Everything I know about life and the universe tells me that if you meet a girl who is THAT attractive and THAT seductive with THAT much innuendo, you need to run the f**k away. It's a trap. Nobody's karma level is that high. You'd take one step in the door and get struck by lightning, or covered in bees. The universe is not that kind. If you happen to BE that attractive, your punishment is having people run away from you, fearing karmic repercussions. Or the aforementioned bee lightning.

Lisa's so pretty.

Maybe I'm being a little harsh, as it's only been three episodes, but as it's already started mining for boners, fuck the show. I even considered giving it some leeway since we're only dealing with five minute long snippits, but that actually makes the terribleness of the show even worse, as then all you would have to do is just ignore the need for filler and just pile on the gags. lern2channel101.

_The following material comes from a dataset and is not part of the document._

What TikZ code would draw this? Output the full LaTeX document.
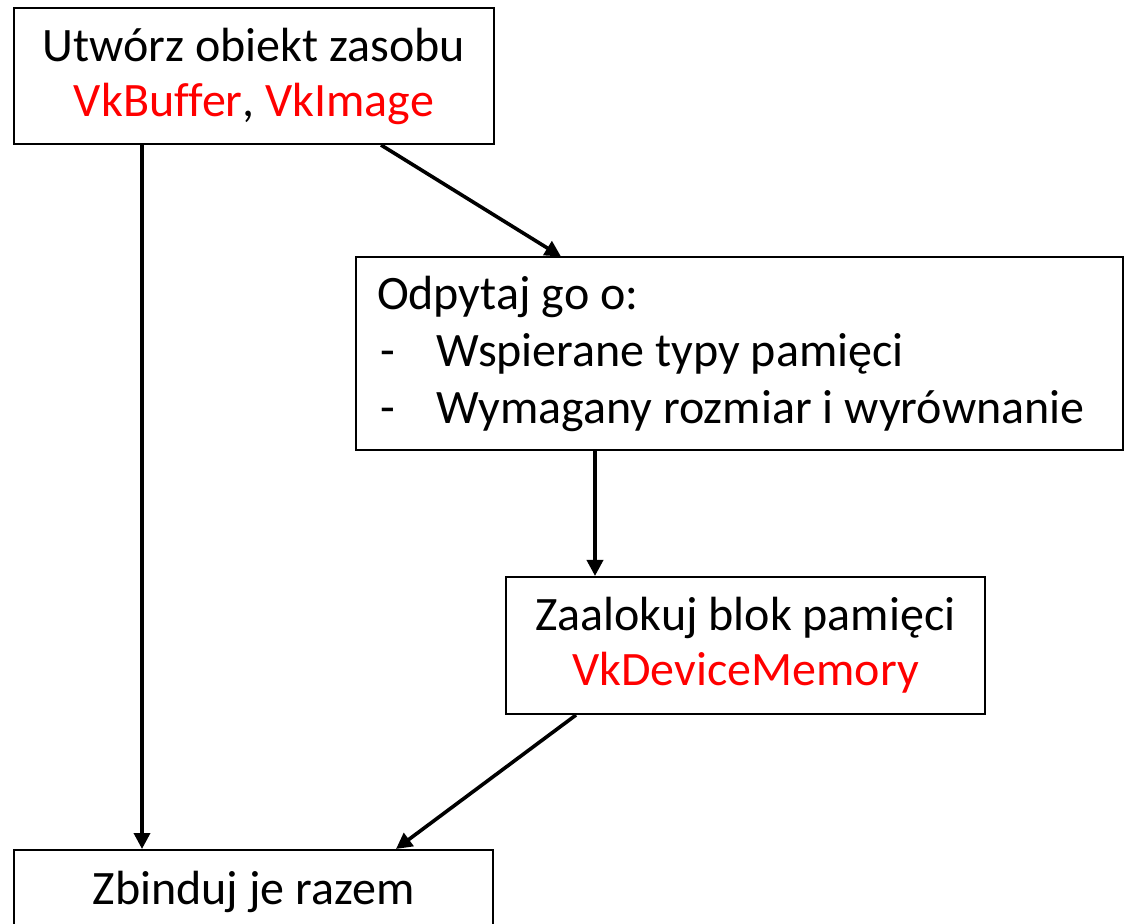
\documentclass[tikz,border=0pt]{standalone}
\usepackage{fontspec}
\setmainfont{Carlito}[Ligatures=NoCommon]
\usetikzlibrary{arrows.meta}
\newcommand{\dashitem}{\makebox[30pt][l]{\hspace{1.5pt}-}}
\begin{document}
\begin{tikzpicture}[x=0.5pt,y=-0.5pt,
  box/.style={draw=black,line width=1pt,fill=white,inner sep=0pt,font=\fontsize{24}{27.5}\selectfont},
  conn/.style={line width=1.8pt,-{Triangle[length=8pt,width=8pt]}}]
\clip (0,0) rectangle (1124,924);
\fill[white] (0,0) rectangle (1124,924);
\node[box,minimum width=240pt,minimum height=68pt,align=center] (b1) at (254,76)
  {Utwórz obiekt zasobu\\\textcolor{red}{VkBuffer}, \textcolor{red}{VkImage}};
\node[box,minimum width=383.5pt,minimum height=96.5pt,font=\fontsize{24}{28.5}\selectfont] (b2) at (739.5,354)
  {\parbox{362.5pt}{\raggedright Odpytaj go o:\par\dashitem Wspierane typy pamięci\par\dashitem Wymagany rozmiar i wyrównanie}};
\node[box,minimum width=239.5pt,minimum height=68.5pt,align=center] (b3) at (745.5,645.5)
  {Zaalokuj blok pamięci\\\textcolor{red}{VkDeviceMemory}};
\node[box,minimum width=239.5pt,text height=27pt,text depth=25pt,anchor=north] (b4) at (253.5,849)
  {Zbinduj je razem};
\draw[conn] ([xshift=64.5pt]b1.south west) -- ([xshift=64.5pt]b4.north west);
\draw[conn] ([xshift=184pt]b1.south west) -- ([xshift=103pt]b2.north west);
\draw[conn] ([xshift=120pt]b2.south west) -- ([xshift=45pt]b3.north west);
\draw[conn] ([xshift=35.5pt]b3.south west) -- ([xshift=191.5pt]b4.north west);
\end{tikzpicture}
\end{document}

Ultimately, I guess this is all just frustration at how drastically unfunny nerds are. By nerds, I mean those people that leapfrog from one stupid nerd website to another, roffelling at penny arcade, kotaku, and maybe zero punctuation if it's still around and hasn't been swallowed up in some of space time singularity of total pointlessness. While most members of every subculture are pretty terrible at humor, nerds are generally the most hellbent subculture at convincing people that they are funny. Your average jock is somewhat aware of his lacking funny bone, and instead just going to refer each other to the humor column in sports illustrated, or just relate humorous anecdotes. Nerds are still convinced mouthmashing memes without any context are totally hilarious.

Maybe it's the source material. People flipped out over Ebert declaring "games are not art," but he's basically right. Movies, music, and other sorts of media offer a chance to connect to other people via the experience of observing the media. There's nothing commonly shared about video game experiences, just a vague blob of "oh man that was awesome you dodged that missile" between players. There are cutscenes that are always the same, but come on, cutscenes? Better to argue that Let's Plays are art, since at least then many people have the same experience watching those, but then you're just watching a movie with a nasally asshole commentary track.

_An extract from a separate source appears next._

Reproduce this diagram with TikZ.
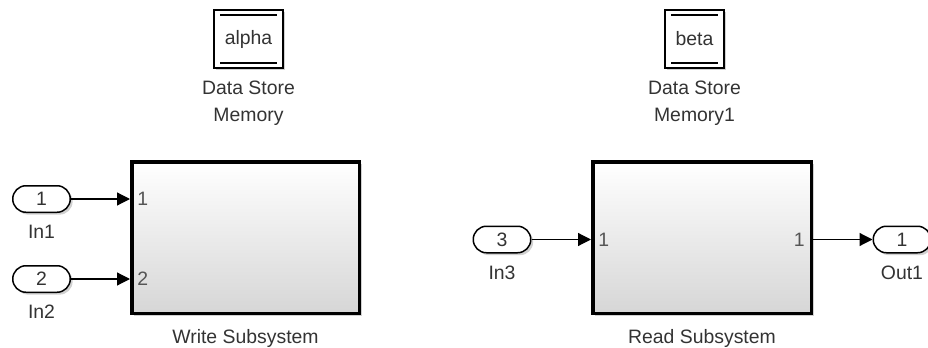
\documentclass[tikz,border=0pt]{standalone}
\usepackage{fontspec}
\setmainfont{Liberation Sans}
\usetikzlibrary{positioning,arrows.meta,shadows}
\definecolor{txtgray}{HTML}{333333}
\definecolor{portgray}{HTML}{555555}

\begin{document}
\begin{tikzpicture}[
    x=0.5pt,y=-0.5pt,>={Triangle[length=6.5pt,width=6.5pt]},
    font=\fontsize{9.7}{13.5}\selectfont,
    every node/.style={text=txtgray,inner sep=0pt},
    softshadow/.style={drop shadow={shadow xshift=1.2pt,shadow yshift=-1.2pt,fill=black,opacity=.18}},
    subsys/.style={draw=black,line width=1.75pt,minimum width=#1,minimum height=75.75pt,
        top color=white,middle color=black!3,bottom color=black!16,softshadow},
    dstore/.style={draw=black,line width=1pt,fill=white,minimum width=#1,minimum height=29pt,softshadow},
    portblk/.style={draw=black,line width=.75pt,fill=white,rounded corners=6.6pt,
        minimum width=28.75pt,minimum height=13.25pt,softshadow},
    portnum/.style={text=portgray},
    lbl/.style={align=center},
    wire/.style={->,line width=.6pt,black}
]
    \useasboundingbox (0,0) rectangle (928,348);
    \clip (0,0) rectangle (928,348);
    %Data stores
    \node[dstore=34.5pt] (alpha) at (248.5,39) {alpha};
    \node[dstore=29.5pt] (beta) at (694.5,39) {beta};
    \foreach \ds in {alpha,beta}{
        \draw[line width=.6pt] ([shift={(3.5pt,-3pt)}]\ds.north west) -- ([shift={(-3.5pt,-3pt)}]\ds.north east);
        \draw[line width=.6pt] ([shift={(3.5pt,3pt)}]\ds.south west) -- ([shift={(-3.5pt,3pt)}]\ds.south east);
    }
    \node[lbl,below=6pt of alpha] (alpha-lbl) {Data Store\\Memory};
    \node[lbl,below=6pt of beta] (beta-lbl) {Data Store\\Memory1};
    %Write side
    \node[subsys=113.75pt] (wsub) at (245.5,237.5) {};
    \node[lbl,below=7pt of wsub] (wsub-lbl) {Write Subsystem};
    \node[portblk] (in1) at (41.5,199) {1};
    \node[portblk] (in2) at (41.5,279) {2};
    \node[lbl,below=6pt of in1] (in1-lbl) {In1};
    \node[lbl,below=6pt of in2] (in2-lbl) {In2};
    \draw[wire] (in1) -- (in1 -| wsub.west);
    \draw[wire] (in2) -- (in2 -| wsub.west);
    \node[portnum,anchor=west,xshift=3.5pt] (wsub-in1) at (in1 -| wsub.west) {1};
    \node[portnum,anchor=west,xshift=3.5pt] (wsub-in2) at (in2 -| wsub.west) {2};
    %Read side
    \node[subsys=109.25pt] (rsub) at (702,237.5) {};
    \node[lbl,below=7pt of rsub] (rsub-lbl) {Read Subsystem};
    \node[portblk] (in3) at (502,239.5) {3};
    \node[portblk] (out1) at (902,239.5) {1};
    \node[lbl,below=6pt of in3] (in3-lbl) {In3};
    \node[lbl,below=6pt of out1] (out1-lbl) {Out1};
    \draw[wire] (in3) -- (in3 -| rsub.west);
    \draw[wire] (out1 -| rsub.east) -- (out1);
    \node[portnum,anchor=west,xshift=3.5pt] (rsub-in1) at (in3 -| rsub.west) {1};
    \node[portnum,anchor=east,xshift=-4pt] (rsub-out1) at (out1 -| rsub.east) {1};
\end{tikzpicture}
\end{document}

At any rate, the variable nature of video games really makes subtle humor on the subject difficult, as you either have to be really good at humor in general, or fall back on other subjects of humor to pad it. As most nerds are just about as clueless on other forms of media as any other idiot class, the latter option is out. And as to the former, if you're actually funny, why bother being funny on a subject that is only going to be funny to those people that no one actually cares about? Which bring me in a roundabout way to the question, why even bother really being funny with video game humor? Going back to Penny Arcade, the only thing really humorous about the strip is that the disparity between the creators' actual physical appearance and their cartoon selves mirror the same situation of the comic's readers. Actual game humor is reserved to the punchlines of:

"Whoa this sort of thing wouldn't happen in real life."
"Man, what were those video game executives THINKING???"
"Not much happening here WAIT WACKY THING HAPPENS IN LAST PANEL"

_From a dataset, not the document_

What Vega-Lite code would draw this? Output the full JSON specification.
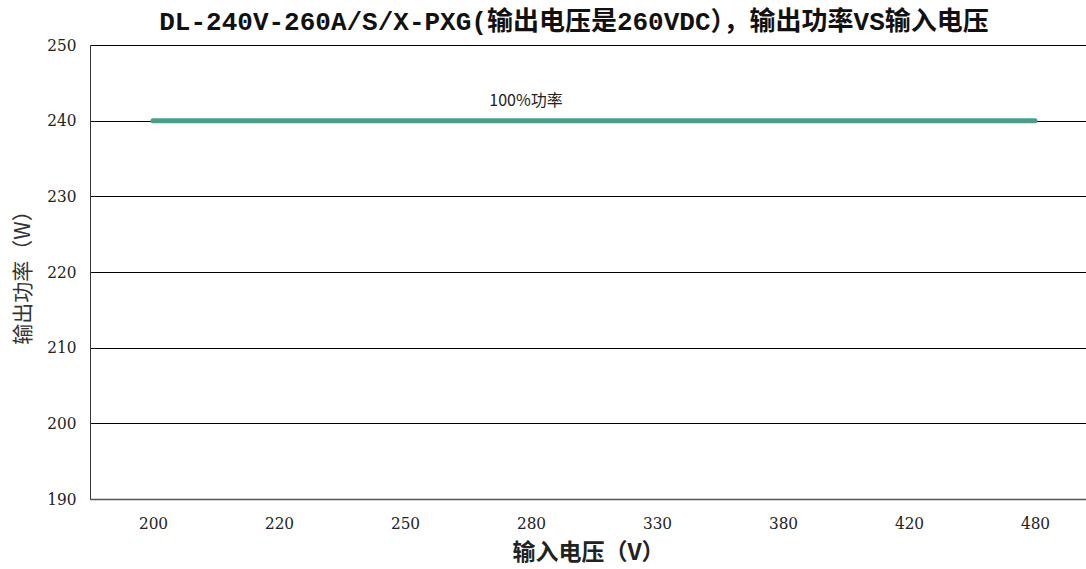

The worst thing is that Penny Arcade is -relatively excellent.- I can read a couple of Penny Arcade strips and at least just roll my eyes, or hell, EVEN CHUCKLE (note that my chuckling at a strip usually means that the normal readers of Penny Arcade will quote it for YEARS TO COME). Compare this to VGCats, which usually leads to me feeling too ashamed to play video games for a month. Combine this with a base readership of overwhelming social awkwardness, and we're at a place where even when someone might have an idea of attempting something new humor in game humor, they'd be too afraid and instead just fall back on going "pedobear pedobear pedobear" to be warped into the dimension of screaming gamer lexicon to get love.

WHERE DOES THIS LEAVE ME, YOU ASK.

Well, maybe I should try to be funny?